Peter Espeut
Everybody has heard about fish stories, but this is a 'no fish' story.
Ten years ago this year, I was invited to become a member of an élite group of marine scientists, environmental lawyers and natural resource managers from all over the world dedicated to reversing the degradation of the world's seas and oceans and the living resources they contain. Every year, we meet in a different part of the world to discuss the state of the marine environment, and this year the story is particularly grim.

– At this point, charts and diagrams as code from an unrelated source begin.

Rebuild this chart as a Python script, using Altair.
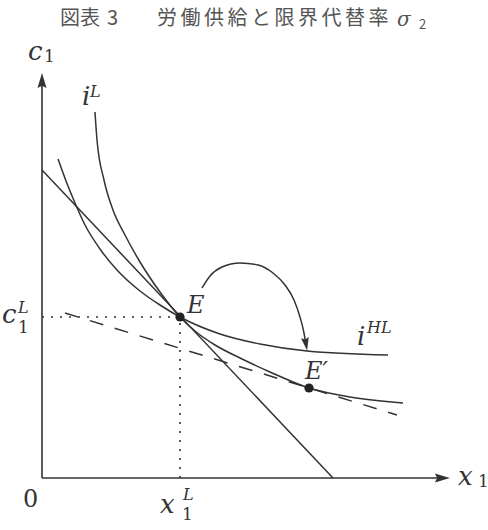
import altair as alt
import pandas as pd

# ---- data (diagram units: origin at the axes' corner) ----
iL_x = [1.325, 1.375, 1.55, 1.775, 2.075, 2.45, 2.95, 3.45, 3.825, 4.325, 4.95, 5.7, 6.675, 7.7, 9.025]
iL_y = [9.15, 8.45, 7.45, 6.7, 6.075, 5.4, 4.65, 4.025, 3.675, 3.325, 3.0, 2.65, 2.25, 2.025, 1.875]

iHL_x = [0.4, 0.6, 0.825, 1.075, 1.45, 1.875, 2.45, 2.95, 3.45, 4.45, 5.45, 6.625, 8.65]
iHL_y = [7.975, 7.425, 6.875, 6.325, 5.725, 5.2, 4.675, 4.325, 4.025, 3.6, 3.35, 3.175, 3.075]

budget_x = [0.0, 7.275]
budget_y = [7.7, 0.0]

tangent_x = [0.575, 8.875]
tangent_y = [4.125, 1.575]

arc_x = [4.0, 4.2, 4.5, 4.95, 5.4, 5.775, 6.075, 6.3, 6.45, 6.55, 6.6]
arc_y = [4.75, 5.05, 5.275, 5.375, 5.325, 5.125, 4.825, 4.45, 4.025, 3.625, 3.325]

point_names = ["E", "E'"]
point_x = [3.45, 6.675]
point_y = [4.025, 2.25]

x_axis_end = 10.0
y_axis_end = 9.9

# ---- scales ----
xs = alt.Scale(domain=[-1.05, 11.15], nice=False, zero=False)
ys = alt.Scale(domain=[-1.3, 11.95], nice=False, zero=False)
INK = "#333333"
SERIF = "DejaVu Serif"


def X(f="x"):
    return alt.X(f"{f}:Q", scale=xs, axis=None)


def Y(f="y"):
    return alt.Y(f"{f}:Q", scale=ys, axis=None)


def curve(xv, yv, **kw):
    df = pd.DataFrame({"x": xv, "y": yv, "i": range(len(xv))})
    return alt.Chart(df).mark_line(color=INK, strokeWidth=1.5, interpolate="monotone", **kw).encode(
        x=X(), y=Y(), order="i:Q")


layers = []
layers.append(curve(iL_x, iL_y))
layers.append(curve(iHL_x, iHL_y))
layers.append(curve(budget_x, budget_y))
layers.append(curve(tangent_x, tangent_y, strokeDash=[14, 12]))
layers.append(curve(arc_x, arc_y))

# dotted guides
E_x, E_y = point_x[0], point_y[0]
guides = pd.DataFrame({"x": [0, E_x], "y": [E_y, 0], "x2": [E_x, E_x], "y2": [E_y, E_y]})
layers.append(alt.Chart(guides).mark_rule(color=INK, strokeWidth=1.6, strokeDash=[2, 7]).encode(
    x=X(), y=Y(), x2="x2:Q", y2="y2:Q"))

# axes
axes = pd.DataFrame({"x": [0, 0], "y": [0, 0], "x2": [x_axis_end, 0], "y2": [0, y_axis_end]})
layers.append(alt.Chart(axes).mark_rule(color=INK, strokeWidth=1.6).encode(
    x=X(), y=Y(), x2="x2:Q", y2="y2:Q"))

# arrowheads
up = "M0,-1L0.6,1L0,0.7L-0.6,1Z"
heads = pd.DataFrame({"x": [0.0, 10.01], "y": [9.94, 0.0], "a": [0, 90]})
layers.append(alt.Chart(heads).mark_point(shape=up, filled=True, size=225, color=INK, opacity=1,
                                          strokeWidth=0).encode(
    x=X(), y=Y(), angle=alt.Angle("a:Q", scale=None)))
arc_head = pd.DataFrame({"x": [6.6], "y": [3.35], "a": [170]})
layers.append(alt.Chart(arc_head).mark_point(shape=up, filled=True, size=170, color=INK, opacity=1,
                                             strokeWidth=0).encode(
    x=X(), y=Y(), angle=alt.Angle("a:Q", scale=None)))

# points
pts = pd.DataFrame({"x": point_x, "y": point_y, "n": point_names})
layers.append(alt.Chart(pts).mark_circle(size=85, color="#222222", opacity=1).encode(x=X(), y=Y()))

# math labels (italic)
ital = pd.DataFrame([
    ("c", -0.35, 10.45, 26), ("i", 1.0, 9.325, 26), ("L", 1.2, 9.525, 16),
    ("E", 3.625, 4.125, 24), ("E′", 6.575, 2.475, 24),
    ("i", 7.875, 3.325, 26), ("HL", 8.125, 3.625, 16),
    ("c", -1.0, 3.875, 26), ("L", -0.6, 4.125, 16),
    ("x", 2.95, -0.875, 26), ("L", 3.525, -0.55, 16),
    ("x", 10.4, -0.175, 26),
], columns=["t", "x", "y", "s"])
layers.append(alt.Chart(ital).mark_text(font=SERIF, fontStyle="italic", align="left",
                                        baseline="alphabetic", color=INK).encode(
    x=X(), y=Y(), text="t:N", size=alt.Size("s:Q", scale=None)))

roman = pd.DataFrame([
    ("1", 0.05, 10.4, 17), ("1", -0.6, 3.625, 17), ("1", 3.5, -1.05, 17),
    ("1", 10.9, -0.225, 17), ("0", -0.475, -0.725, 24),
], columns=["t", "x", "y", "s"])
layers.append(alt.Chart(roman).mark_text(font=SERIF, align="left",
                                         baseline="alphabetic", color=INK).encode(
    x=X(), y=Y(), text="t:N", size=alt.Size("s:Q", scale=None)))

# title
title_head = ["図", "表", "3"]
title_head_x = [0.45, 0.95, 1.625]
title_body = list("労働供給と限界代替率")
title_rows = [(c, x) for c, x in zip(title_head, title_head_x)]
title_rows += [(c, 2.875 + i * 0.5875) for i, c in enumerate(title_body)]
tdf = pd.DataFrame(title_rows, columns=["t", "x"])
tdf["y"] = 11.325
layers.append(alt.Chart(tdf).mark_text(font="Noto Sans CJK JP", fontSize=20, align="left",
                                       baseline="alphabetic", color="#555555").encode(
    x=X(), y=Y(), text="t:N"))
sig = pd.DataFrame({"t": ["σ", "2"], "x": [8.875, 9.425], "y": [11.3, 11.225], "s": [20, 13]})
layers.append(alt.Chart(sig.iloc[[0]]).mark_text(font=SERIF, fontStyle="italic", align="left",
                                                 baseline="alphabetic", color="#555555").encode(
    x=X(), y=Y(), text="t:N", size=alt.Size("s:Q", scale=None)))
layers.append(alt.Chart(sig.iloc[[1]]).mark_text(font="Noto Sans CJK JP", align="left",
                                                 baseline="alphabetic", color="#555555").encode(
    x=X(), y=Y(), text="t:N", size=alt.Size("s:Q", scale=None)))

chart = alt.layer(*layers).properties(width=488, height=530, padding=0, autosize="none").configure_view(
    stroke=None)
chart.save("out.html", embed_options={"renderer": "svg", "actions": False})
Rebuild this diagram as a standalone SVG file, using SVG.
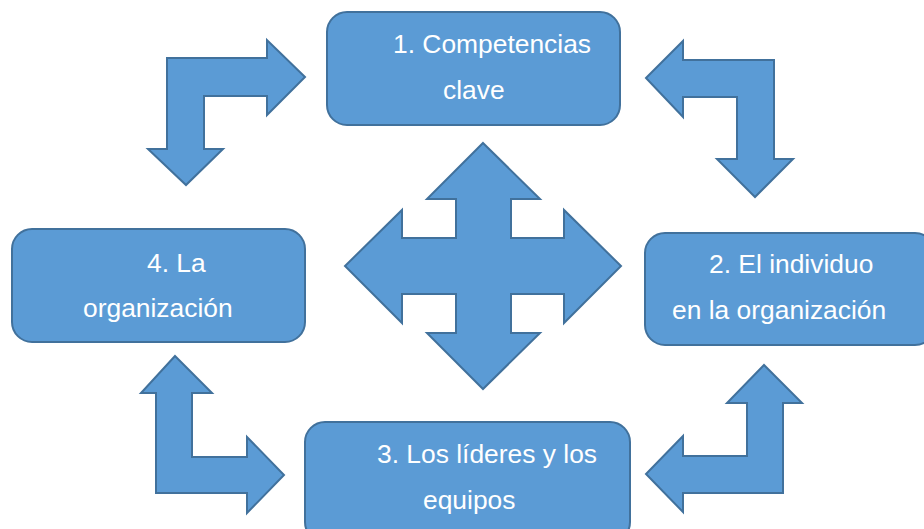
<svg xmlns="http://www.w3.org/2000/svg" width="924" height="529" viewBox="0 0 924 529">
<style>
.shape{fill:#5B9BD5;stroke:#41719C;stroke-width:2;stroke-linejoin:miter}
.lbl{font-family:"Liberation Sans",Arial,sans-serif;font-size:26.4px;fill:#FFFFFF}
</style>
<rect width="924" height="529" fill="#FFFFFF"/>
<g id="connectors">
<polygon class="shape" points="305,77 267,40 267,58 167,58 167,149 148,149 186,185 223,149 204,149 204,96 267,96 267,115"/>
<polygon class="shape" points="646,78 683,41 683,60 774,60 774,159 793,159 755,197 717,159 737,159 737,97 683,97 683,117"/>
<polygon class="shape" points="175,356 141,393 156,393 156,493 247,493 247,513 284,475 247,437 247,457 192,457 192,393 212,393"/>
<polygon class="shape" points="764,365 727,403 747,403 747,456 683,456 683,436 646,474 683,512 683,493 783,493 783,403 802,403"/>
<polygon class="shape" points="483,143 540,199 511,199 511,238 564,238 564,210 621,266 564,323 564,294 511,294 511,333 540,333 483,389 427,333 456,333 456,294 402,294 402,323 345,266 402,210 402,238 456,238 456,199 427,199"/>
</g>
<g id="node1">
<rect class="shape" x="327" y="12" width="293" height="113" rx="20"/>
<text class="lbl" x="393" y="53">1. Competencias</text>
<text class="lbl" x="443" y="99">clave</text>
</g>
<g id="node2">
<rect class="shape" x="645" y="233" width="290" height="112" rx="20"/>
<text class="lbl" x="709" y="273">2. El individuo</text>
<text class="lbl" x="672" y="319">en la organización</text>
</g>
<g id="node3">
<rect class="shape" x="305" y="422" width="325" height="120" rx="20"/>
<text class="lbl" x="377" y="463">3. Los líderes y los</text>
<text class="lbl" x="423" y="509">equipos</text>
</g>
<g id="node4">
<rect class="shape" x="12" y="229" width="293" height="113" rx="20"/>
<text class="lbl" x="147" y="272">4. La</text>
<text class="lbl" x="83" y="317">organización</text>
</g>
</svg>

Many topics were discussed, but none more important for us in Jamaica than the recent fisheries study published on November 3, in the journal Science by some of our colleagues which, among other things, asserted that if we continued catching fish the way we were going, all commercial fish stocks in the world would collapse by the year 2048 - during the lifetime of most Jamaicans. Despite the United States mid-term election the day before, the study pushed itself into the headlines across the world (including in Jamaica), and has made the world stop and listen.
The lead author of the article is Professor Boris Worm of Dalhousie University in Halifax, Nova Scotia (Canada) who addressed our meeting last year. 'Collapse' of a species does not mean that every last individual fish is gone, but is defined as the annual catch for that species falling to 10 per cent of its historic maximum (so not species extinction but commercial extinction.)
The process is far advanced. By 1980, 13.5 per cent of all species fished commercially across the world had collapsed; by 2003 (the last year for which global data is available) 29.0 per cent of fished species across the world had collapsed. This includes several in Jamaica, such as groupers, which are now rare. Keep going like this and in 50 more years, everything will be gone! Worldwide!
Collapse Inevitable
One session consisting of some of the authors, as well as senior journalists from the Associated Press, the New York Times, the Washington Post, and NBC News, who all had covered the story, discussed the backlash which imme-diately followed the publication of the journal article; it was surprisingly mild. Most of the global debate had centred on whether the collapse will happen in 2048 or 2068 or some other year, but no one doubted that if things remain the same, the big crash will happen soon. The US$80 billion seafood industry, which initially came out swinging, quickly changed its tune. Seafood.com which, on November 3, denied the overfishing, by November 10 was stating that they had "missed a big opportunity last week by flubbing." The industry could have taken the study and said that the Science article shows that without more protection of species and ecosystem diversity, and without more awareness of issues like agricultural run-off polluting fish nursery areas worldwide, the opportunity to maintain and increase wild catches will be lost.
Strategies
A co-author, Prof. Stephen Palumbi of Stanford University (who joined our select group the same year I did), reminded us that the study was not intended to be pessimistic; there is a way to turn the situation around, and if these strategies sound a lot like my columns over the last 15 years don't be surprised. We must (1) manage our fisheries; (2) create marine reserves; (3) maintain the quality of the habitats of our fish; and (4) control coastal pollution.
Our efforts to implement these strategies in Jamaica over the last decade or so have been fruitless, mostly because of the incompetence and badmindedness of certain government officials. Because we start further along the overfishing road (we already have the most overfished waters in the Caribbean - by far!) our commercial fisheries will collapse long before 2048.
What are we going to do about it? Our seafood industry has said nothing. Our fisheries authorities are lying low. Are we going to sit by while our marine fish slowly disappear?
Peter Espeut is a sociologist and is executive director of an environment and development NGO.